Predigt zum 9. Sonntag im Jahreskreis (Mk 2,23-28)

Sonntag

Die Einführung des Sabbatgebotes war in der Menschheitsgeschichte eine große soziale Errungenschaft. Das sollten wir gerade dann nicht vergessen, wenn Jesus, so wie im heutigen Evangelium, mit dem Sabbatgebot in Konflikt gerät.

Nach sechs Tagen Arbeit darf nicht nur, sondern muss ein Ruhetag eingelegt werden – und zwar für alle und alles, ohne Unterschied: Mann und Frau, Herr und Knecht, Arme und Reiche, Fremde und Bürger. Nicht nur die Menschen müssen sich ausruhen, sondern auch die Tiere, und nicht nur die Tiere, sondern die ganze Schöpfung, sogar die Arbeitsgeräte und Maschinen. Der Sabbat ist der Tag der Ruhe und jener Tag, der dem Lob und Dank Gottes vorbehalten ist, denn der Sabbat gehört zum Schöpfungsplan, ist also ein Werk Gottes.

Wie so oft bei Geboten und Gesetzen, wurde aber im Laufe der Zeit der Buchstabe absolut gesetzt, und das Ziel – das Wohl des Menschen und der ganzen Schöpfung – vergessen. Und genau darauf macht Jesus aufmerksam: Nicht der Buchstabe, sondern Gott ist der Herr über den Sabbat; der Sabbat ist für den Menschen da, nicht der Mensch für den Sabbat. Jesus schafft also das Gesetz nicht ab, ganz im Gegenteil: er erfüllt es, in dem er dessen Ausführung wieder ins richtige Licht stellt.

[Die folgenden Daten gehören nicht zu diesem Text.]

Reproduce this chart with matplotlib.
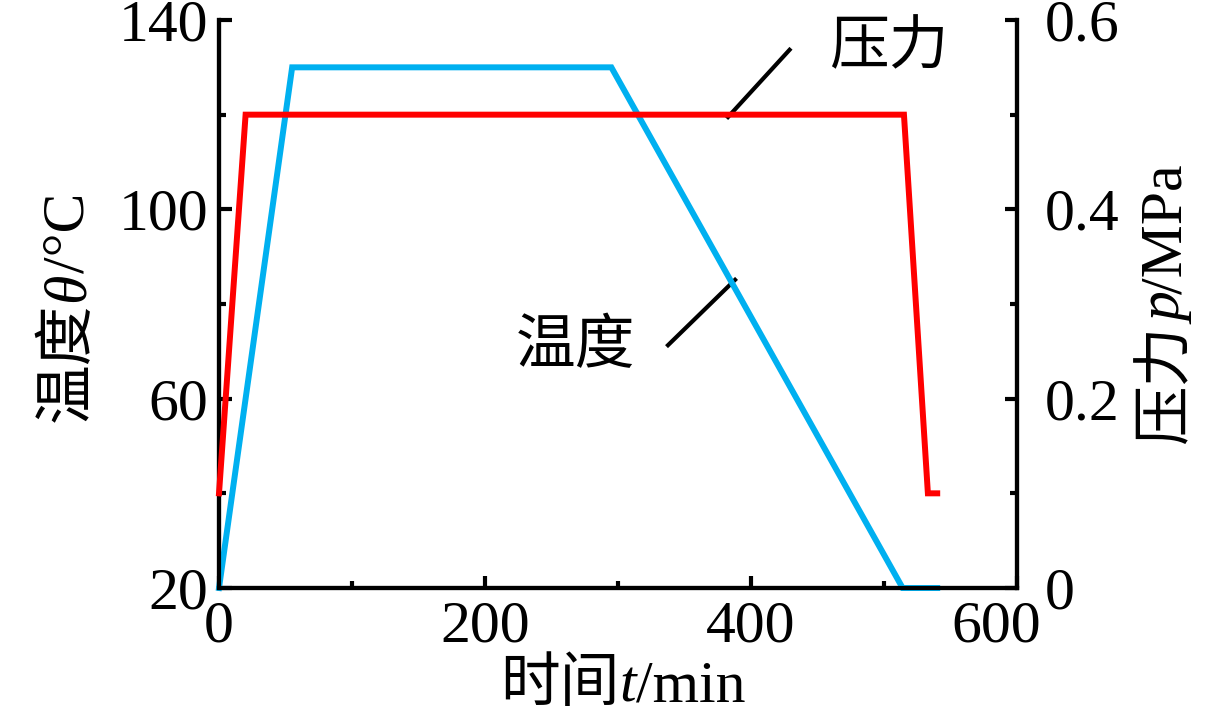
import matplotlib
matplotlib.use("Agg")
import matplotlib.pyplot as plt
from matplotlib.ticker import MultipleLocator
from matplotlib.transforms import ScaledTranslation

plt.rcParams['font.family'] = ['Liberation Serif', 'Noto Sans CJK SC', 'DejaVu Sans']

# Temperature (left axis)
temp_time = [0, 55, 295, 514, 540]
temp_vals = [20, 130, 130, 20, 20]
# Pressure (right axis)
pres_time = [0, 20, 515, 533, 540]
pres_vals = [0.1, 0.5, 0.5, 0.1, 0.1]

xticks = [0, 200, 400, 600]
yticks_left = [20, 60, 100, 140]
yticks_right = [0, 0.2, 0.4, 0.6]
yticklabels_right = ['0', '0.2', '0.4', '0.6']

W, H = 1231, 713
fig = plt.figure(figsize=(W / 100, H / 100), dpi=100)
ax = fig.add_axes([219 / W, 1 - 588 / H, (1017 - 219) / W, (588 - 20) / H])
ax2 = ax.twinx()

blue = '#00B0F0'
red = '#FF0000'
ax.plot(temp_time, temp_vals, color=blue, lw=4.3, solid_joinstyle='miter', zorder=3, clip_on=False)
ax2.plot(pres_time, pres_vals, color=red, lw=4.3, solid_joinstyle='miter', zorder=3, clip_on=False)

ax.set_xlim(0, 600)
ax.set_ylim(20, 140)
ax2.set_ylim(0, 0.6)
ax.set_xticks(xticks)
ax.set_yticks(yticks_left)
ax2.set_yticks(yticks_right)
ax2.set_yticklabels(yticklabels_right)
ax.xaxis.set_minor_locator(MultipleLocator(100))
ax.yaxis.set_minor_locator(MultipleLocator(20))
ax2.yaxis.set_minor_locator(MultipleLocator(0.1))

fs = 43
for a in (ax, ax2):
    for s in a.spines.values():
        s.set_linewidth(3)
    a.tick_params(which='major', direction='in', length=9, width=3, labelsize=fs)
    a.tick_params(which='minor', direction='in', length=5, width=3)
ax.spines['top'].set_visible(False)
ax2.spines['top'].set_visible(False)
ax.tick_params(axis='x', pad=9)
ax.tick_params(axis='y', pad=8)
ax2.tick_params(axis='y', pad=20)

# the last x tick label sits a little to the left, as in the reference
last = ax.xaxis.get_major_ticks()[-1].label1
last.set_transform(last.get_transform() + ScaledTranslation(-0.21, 0, fig.dpi_scale_trans))

# composite labels (CJK + italic serif symbol + upright serif)
renderer = fig.canvas.get_renderer()


def composite(pieces, cx, cy_base, rotation=0):
    """pieces: list of (text, style). cx/cy_base in pixels from top-left.
    For rotation 0: cx = centre x, cy_base = baseline y.
    For rotation 90: cx = baseline x, cy_base = centre y."""
    widths = []
    for txt, style in pieces:
        t = fig.text(0, 0, txt, fontsize=fs, fontstyle=style)
        widths.append(t.get_window_extent(renderer).width)
        t.remove()
    total = sum(widths)
    pos = -total / 2
    for (txt, style), w in zip(pieces, widths):
        if rotation == 0:
            x, y = cx + pos, cy_base
        else:
            x, y = cx, cy_base - pos
        fig.text(x / W, 1 - y / H, txt, fontsize=fs, fontstyle=style,
                 rotation=rotation, rotation_mode='anchor',
                 ha='left', va='baseline')
        pos += w


composite([('时间', 'normal'), ('t', 'italic'), ('/min', 'normal')], 623, 701)
composite([('温度', 'normal'), ('θ', 'italic'), ('/°C', 'normal')], 84, 307, rotation=90)
composite([('压力', 'normal'), ('p', 'italic'), ('/MPa', 'normal')], 1182, 304, rotation=90)

# annotations
ax.text(459, 133.6, '压力', fontsize=fs, ha='left', va='center')
ax.plot([429, 382.7], [133.7, 119.5], color='black', lw=3)
ax.text(313, 70.7, '温度', fontsize=fs, ha='right', va='center')
ax.plot([337.6, 388], [71.3, 85.1], color='black', lw=3)

fig.savefig('out.png', dpi=100)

Und wie ist das nun heute? Heute hat sich ein etwas anderer Trend schon längst durchgesetzt. Das Sonntagsgebot, das bei den Christen das jüdische Sabbatgebot abgelöst hat, verliert nämlich mehr und mehr an Bedeutung. Gott steht schon längst nicht mehr im Mittelpunkt der Sonntagsgestaltung, aber auch das Wohl des Menschen und der Schöpfung verblasst. Heute heißt es: der Mensch ist für das Wochenende da, nicht das Wochenende für den Menschen. Der Mensch ist für die Wirtschaft und Arbeit da, nicht die Arbeit und Wirtschaft für den Menschen. Der Mensch ist für die Freizeitangebote da, nicht die Freizeitangebote für den Menschen. Die Folge ist eigentlich eine ziemlich ungesunde Entwicklung, die sowohl dem Menschen als auch der Schöpfung schadet.

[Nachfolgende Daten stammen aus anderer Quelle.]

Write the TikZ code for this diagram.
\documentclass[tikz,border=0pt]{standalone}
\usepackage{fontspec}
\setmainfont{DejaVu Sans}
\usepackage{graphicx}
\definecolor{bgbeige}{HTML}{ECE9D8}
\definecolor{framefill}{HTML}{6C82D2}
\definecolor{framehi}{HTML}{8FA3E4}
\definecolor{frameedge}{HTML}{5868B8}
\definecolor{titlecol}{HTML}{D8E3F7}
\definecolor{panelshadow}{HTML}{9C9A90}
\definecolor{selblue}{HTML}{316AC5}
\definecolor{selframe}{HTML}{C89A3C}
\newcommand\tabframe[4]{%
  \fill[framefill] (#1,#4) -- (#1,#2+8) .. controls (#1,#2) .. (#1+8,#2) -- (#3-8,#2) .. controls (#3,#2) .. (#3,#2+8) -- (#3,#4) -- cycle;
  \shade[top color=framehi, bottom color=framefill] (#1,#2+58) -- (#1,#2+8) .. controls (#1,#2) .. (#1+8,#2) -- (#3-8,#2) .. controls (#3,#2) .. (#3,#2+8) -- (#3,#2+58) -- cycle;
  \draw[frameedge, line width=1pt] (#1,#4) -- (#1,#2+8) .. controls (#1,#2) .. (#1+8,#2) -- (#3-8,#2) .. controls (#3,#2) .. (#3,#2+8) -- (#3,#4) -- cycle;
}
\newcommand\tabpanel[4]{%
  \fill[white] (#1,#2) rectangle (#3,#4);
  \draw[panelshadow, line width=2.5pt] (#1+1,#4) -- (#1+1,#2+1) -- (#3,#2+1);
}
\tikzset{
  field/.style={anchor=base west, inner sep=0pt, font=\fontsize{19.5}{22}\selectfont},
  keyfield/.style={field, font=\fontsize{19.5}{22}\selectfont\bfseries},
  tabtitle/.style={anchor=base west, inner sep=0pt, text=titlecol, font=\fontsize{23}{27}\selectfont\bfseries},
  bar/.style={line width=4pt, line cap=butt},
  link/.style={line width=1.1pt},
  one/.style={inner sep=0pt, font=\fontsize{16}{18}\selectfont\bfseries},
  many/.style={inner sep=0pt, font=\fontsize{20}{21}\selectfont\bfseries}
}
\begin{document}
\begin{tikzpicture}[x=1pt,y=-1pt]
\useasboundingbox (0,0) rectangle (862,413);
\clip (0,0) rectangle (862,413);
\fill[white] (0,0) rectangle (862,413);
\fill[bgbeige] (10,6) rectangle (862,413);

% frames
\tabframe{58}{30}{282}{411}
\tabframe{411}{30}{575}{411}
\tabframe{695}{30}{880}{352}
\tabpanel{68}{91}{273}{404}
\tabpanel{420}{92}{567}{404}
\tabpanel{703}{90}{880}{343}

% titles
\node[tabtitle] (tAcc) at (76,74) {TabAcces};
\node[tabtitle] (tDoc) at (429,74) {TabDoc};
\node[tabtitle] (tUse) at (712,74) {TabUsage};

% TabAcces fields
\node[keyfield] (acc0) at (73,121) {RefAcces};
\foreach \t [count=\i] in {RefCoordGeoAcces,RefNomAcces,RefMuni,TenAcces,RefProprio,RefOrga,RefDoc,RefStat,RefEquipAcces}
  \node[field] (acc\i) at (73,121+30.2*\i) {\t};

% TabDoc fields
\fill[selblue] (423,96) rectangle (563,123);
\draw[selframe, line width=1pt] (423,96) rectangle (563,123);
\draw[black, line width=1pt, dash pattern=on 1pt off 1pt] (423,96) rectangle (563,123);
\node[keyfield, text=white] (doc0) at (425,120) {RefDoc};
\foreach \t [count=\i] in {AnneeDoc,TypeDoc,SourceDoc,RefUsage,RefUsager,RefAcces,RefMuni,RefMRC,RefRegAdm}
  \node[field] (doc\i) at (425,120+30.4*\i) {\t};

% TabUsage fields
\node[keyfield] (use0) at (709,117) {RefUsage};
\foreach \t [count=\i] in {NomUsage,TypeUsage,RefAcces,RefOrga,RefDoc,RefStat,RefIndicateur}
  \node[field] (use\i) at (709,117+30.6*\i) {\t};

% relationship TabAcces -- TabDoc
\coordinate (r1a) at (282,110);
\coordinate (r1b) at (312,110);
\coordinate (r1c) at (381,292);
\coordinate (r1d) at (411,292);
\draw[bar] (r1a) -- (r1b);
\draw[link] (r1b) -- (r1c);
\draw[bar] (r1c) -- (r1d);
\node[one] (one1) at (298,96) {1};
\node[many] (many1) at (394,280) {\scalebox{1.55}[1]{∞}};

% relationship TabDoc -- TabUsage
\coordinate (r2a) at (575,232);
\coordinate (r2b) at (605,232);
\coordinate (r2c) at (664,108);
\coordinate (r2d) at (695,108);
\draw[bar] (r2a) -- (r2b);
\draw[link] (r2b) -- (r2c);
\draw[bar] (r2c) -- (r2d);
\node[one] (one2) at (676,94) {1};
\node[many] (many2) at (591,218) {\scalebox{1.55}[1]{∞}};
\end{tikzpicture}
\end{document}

Zum Wohl der Menschen und der Schöpfung täte es uns allen also gut, wenn wir dem Sonntag wieder jenen Stellenwert zurückgäben, den er einmal hatte: ein echter Ruhetag zur Ehre und zum Lob Gottes. Nicht um irgendeinem Gebot oder Gesetz zu dienen, sondern um dem Menschen und der Schöpfung Gutes zu tun, so wie es eben ursprünglich auch einmal gedacht war.

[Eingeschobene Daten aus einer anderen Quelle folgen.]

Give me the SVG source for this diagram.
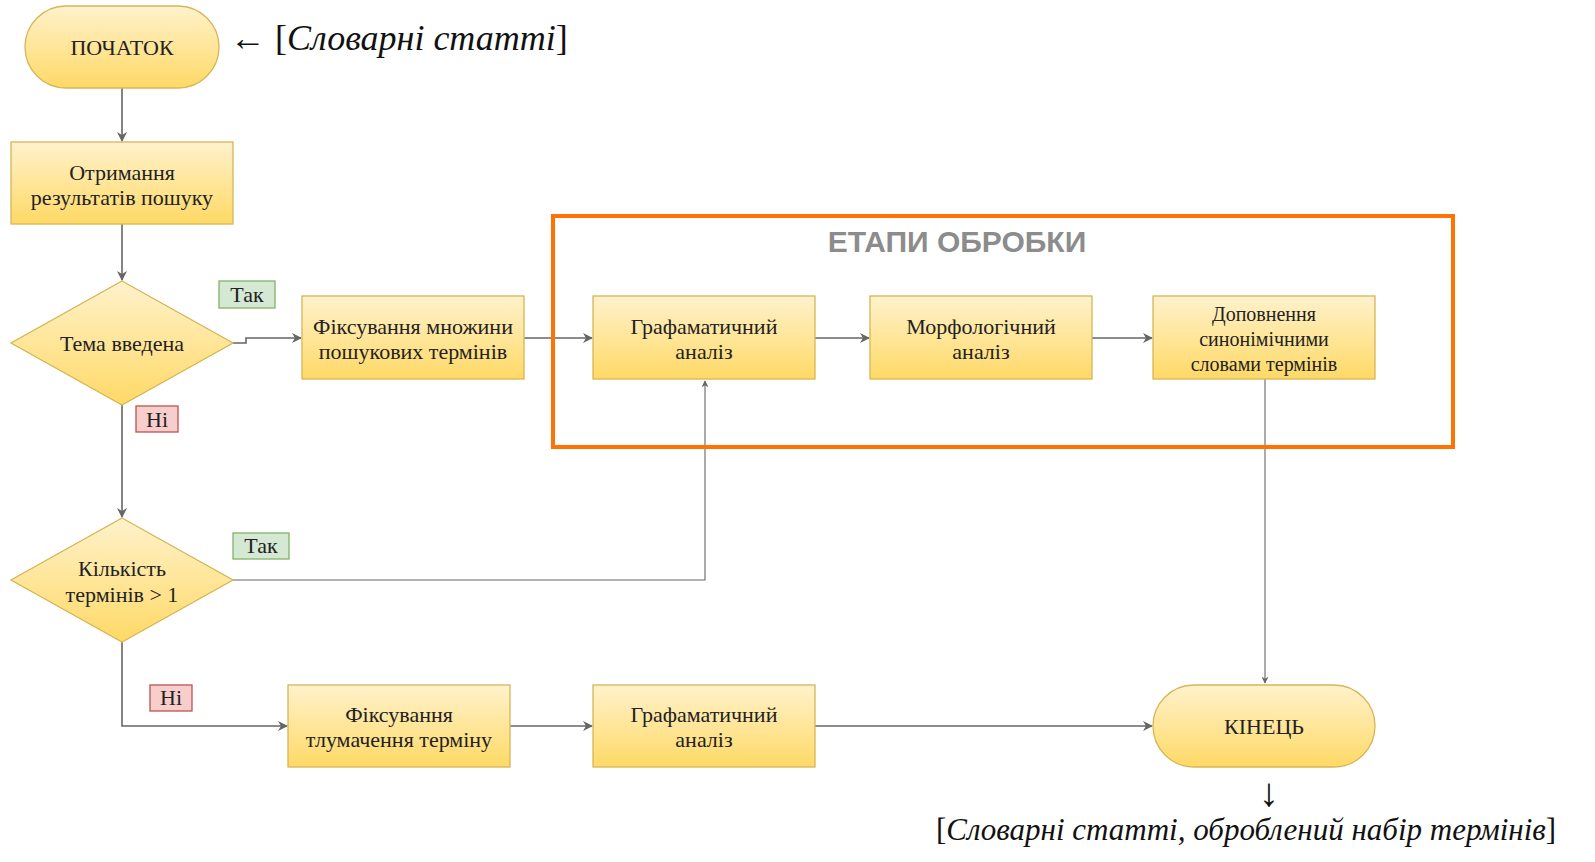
<svg xmlns="http://www.w3.org/2000/svg" width="1595" height="862" viewBox="0 0 1595 862">
<defs>
<linearGradient id="g" x1="0" y1="0" x2="0" y2="1">
<stop offset="0" stop-color="#fff2cc"/>
<stop offset="1" stop-color="#ffd966"/>
</linearGradient>
<marker id="a" viewBox="0 0 10 10" refX="9" refY="5" markerWidth="7" markerHeight="7" markerUnits="userSpaceOnUse" orient="auto">
<path d="M0,0 L10,5 L0,10 L3,5 Z" fill="#666"/>
</marker>
<marker id="b" viewBox="0 0 10 10" refX="9" refY="5" markerWidth="10" markerHeight="10" markerUnits="userSpaceOnUse" orient="auto">
<path d="M0,0 L10,5 L0,10 L3,5 Z" fill="#666"/>
</marker>
</defs>
<style>
.n{fill:url(#g);stroke:#d6b656;stroke-width:1.3}
.t{font-family:"Liberation Serif","DejaVu Serif",serif;font-size:22px;fill:#222;text-anchor:middle}
.s{font-size:20px}
.c{fill:none;stroke:#666;stroke-width:1.6;marker-end:url(#b)}
.c1{fill:none;stroke:#666;stroke-width:1.1;marker-end:url(#a)}
.yes{fill:#d5e8d4;stroke:#82b366;stroke-width:1.3}
.no{fill:#f8cecc;stroke:#b85450;stroke-width:1.3}
.big{font-family:"Liberation Serif","DejaVu Serif",serif;font-size:36px;fill:#111}
.note2{font-size:31px;text-anchor:middle}
.down{font-size:40px;text-anchor:middle}
</style>
<rect width="1595" height="862" fill="#fff"/>
<g id="connectors">
<path class="c" d="M122,88 V141"/>
<path class="c" d="M122,224 V280"/>
<path class="c" d="M233,343 H246 V338 H301"/>
<path class="c" d="M524,338 H592"/>
<path class="c" d="M815,338 H869"/>
<path class="c" d="M1092,338 H1152"/>
<path class="c1" d="M1265,379 V683"/>
<path class="c" d="M122,405 V517"/>
<path class="c1" d="M233,580 H705 V381"/>
<path class="c" d="M122,642 V726 H287"/>
<path class="c" d="M510,726 H592"/>
<path class="c" d="M815,726 H1152"/>
</g>
<g id="group-etapy">
<rect x="553" y="216" width="900" height="231" fill="none" stroke="#ff7300" stroke-width="4"/>
<text x="957" y="252" text-anchor="middle" font-family="Liberation Sans,Arial,sans-serif" font-weight="bold" font-size="30" fill="#8c8c8c">ЕТАПИ ОБРОБКИ</text>
</g>
<g id="start">
<rect class="n" x="25" y="6" width="194" height="82" rx="41"/>
<text class="t" x="122" y="55">ПОЧАТОК</text>
</g>
<g id="start-note">
<text class="big" x="230" y="50">← [<tspan font-style="italic">Словарні статті</tspan>]</text>
</g>
<g id="n1">
<rect class="n" x="11" y="142" width="222" height="82"/>
<text class="t" x="122" y="180">Отримання</text>
<text class="t" x="122" y="205">результатів пошуку</text>
</g>
<g id="d1">
<polygon class="n" points="122,281 233,343 122,405 11,343"/>
<text class="t" x="122" y="351">Тема введена</text>
</g>
<g id="lbl-yes1">
<rect class="yes" x="219" y="281" width="56" height="27"/>
<text class="t" x="247" y="302">Так</text>
</g>
<g id="lbl-no1">
<rect class="no" x="136" y="406" width="42" height="26"/>
<text class="t" x="157" y="427">Ні</text>
</g>
<g id="n2">
<rect class="n" x="302" y="296" width="222" height="83"/>
<text class="t" x="413" y="334">Фіксування множини</text>
<text class="t" x="413" y="359">пошукових термінів</text>
</g>
<g id="n3">
<rect class="n" x="593" y="296" width="222" height="83"/>
<text class="t" x="704" y="334">Графаматичний</text>
<text class="t" x="704" y="359">аналіз</text>
</g>
<g id="n4">
<rect class="n" x="870" y="296" width="222" height="83"/>
<text class="t" x="981" y="334">Морфологічний</text>
<text class="t" x="981" y="359">аналіз</text>
</g>
<g id="n5">
<rect class="n" x="1153" y="296" width="222" height="83"/>
<text class="t s" x="1264" y="321">Доповнення</text>
<text class="t s" x="1264" y="346">синонімічними</text>
<text class="t s" x="1264" y="371">словами термінів</text>
</g>
<g id="d2">
<polygon class="n" points="122,518 233,580 122,642 11,580"/>
<text class="t" x="122" y="576">Кількість</text>
<text class="t" x="122" y="602">термінів &gt; 1</text>
</g>
<g id="lbl-yes2">
<rect class="yes" x="233" y="533" width="56" height="26"/>
<text class="t" x="261" y="553">Так</text>
</g>
<g id="lbl-no2">
<rect class="no" x="150" y="685" width="42" height="26"/>
<text class="t" x="171" y="705">Ні</text>
</g>
<g id="n6">
<rect class="n" x="288" y="685" width="222" height="82"/>
<text class="t" x="399" y="722">Фіксування</text>
<text class="t" x="399" y="747">тлумачення терміну</text>
</g>
<g id="n7">
<rect class="n" x="593" y="685" width="222" height="82"/>
<text class="t" x="704" y="722">Графаматичний</text>
<text class="t" x="704" y="747">аналіз</text>
</g>
<g id="end">
<rect class="n" x="1153" y="685" width="222" height="82" rx="41"/>
<text class="t" x="1264" y="734">КІНЕЦЬ</text>
</g>
<g id="end-note">
<text class="big down" x="1269" y="806">↓</text>
<text class="big note2" x="1246" y="840">[<tspan font-style="italic">Словарні статті, оброблений набір термінів</tspan>]</text>
</g>
</svg>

Insofern ist die Botschaft Jesu aus dem heutigen Evangelium hochaktuell. Sie macht uns nämlich bewusst, wie wichtig und wertvoll der Sonntag für den Menschen und die Schöpfung ist. Für den heiligen Franz von Sales war der Sonntag vorrangig natürlich der „Tag des Herrn“ … „Der Sonntag wird Tag des Herrn genannt, weil er Gott geweiht ist.“ (DASal 11,114). Was so einfach und selbstverständlich klingt, ist es schon längst nicht mehr. Wann habe ich mir zum Beispiel das letzte Mal die Frage gestellt: Wie gestalte ich meinen Sonntag, damit er wirklich zum „Tag des Herrn“ wird, zum Tag, der „Gott geweiht“ ist?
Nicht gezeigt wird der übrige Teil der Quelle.